Today, 104 years later, the labor movement has joined with millions of immigrant workers and social justice advocates in a united struggle for labor and human rights. Undaunted by the anti-worker Bush administration and its right-wing enforcers, and by divide-and-conquer corporate attacks, the growing unity of today’s broad labor-led movement is bringing together U.S.-born and immigrant, documented and undocumented, young and old, men and women of all colors and ethnicities.

Two recent events tell the story.

At a press conference in Chicago last week, Pastor Albert D. Tyson III, an African American who is president of Clergy Speaks Interdenominational, made it clear that immigrant workers and the Black community share much in common. Tyson was one of a group of African American clergy who came to support immigrant activist Elvira Arellano who is fighting deportation to Mexico in order to remain with her young son, a U.S. citizen.

“We need to unite in the commonality of struggle so our people will have victory,” Tyson declared.

Last month, the AFL-CIO announced a new “watershed” partnership with the National Day Laborer Organizing Network — linking 140 immigrant worker centers around the country with the power of organized labor to strengthen workplace rights for all workers.

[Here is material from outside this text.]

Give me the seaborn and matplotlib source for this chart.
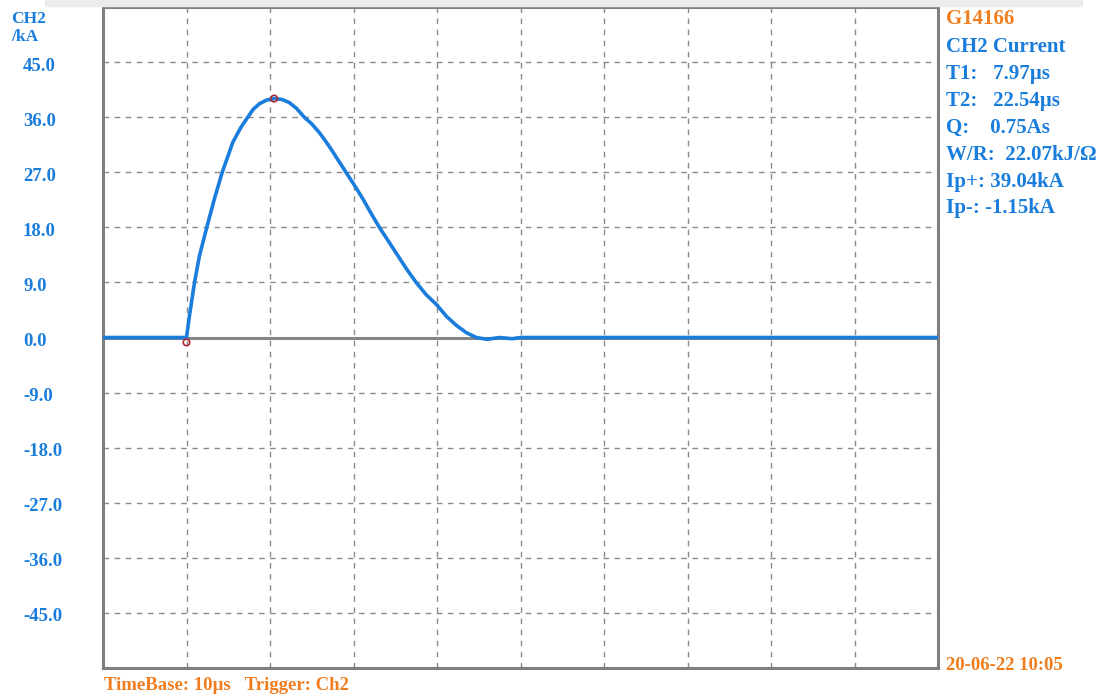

As we celebrate these signs of a growing, energized and united working class and people’s movement, we know that the struggles for workers’ rights, for equality, for justice for immigrant workers, for a decent, humane society, will not be won easily. But as the long and proud history of workers’ struggles tells us, there is strength and power in unity. We look forward to new holidays to celebrate the victories to come.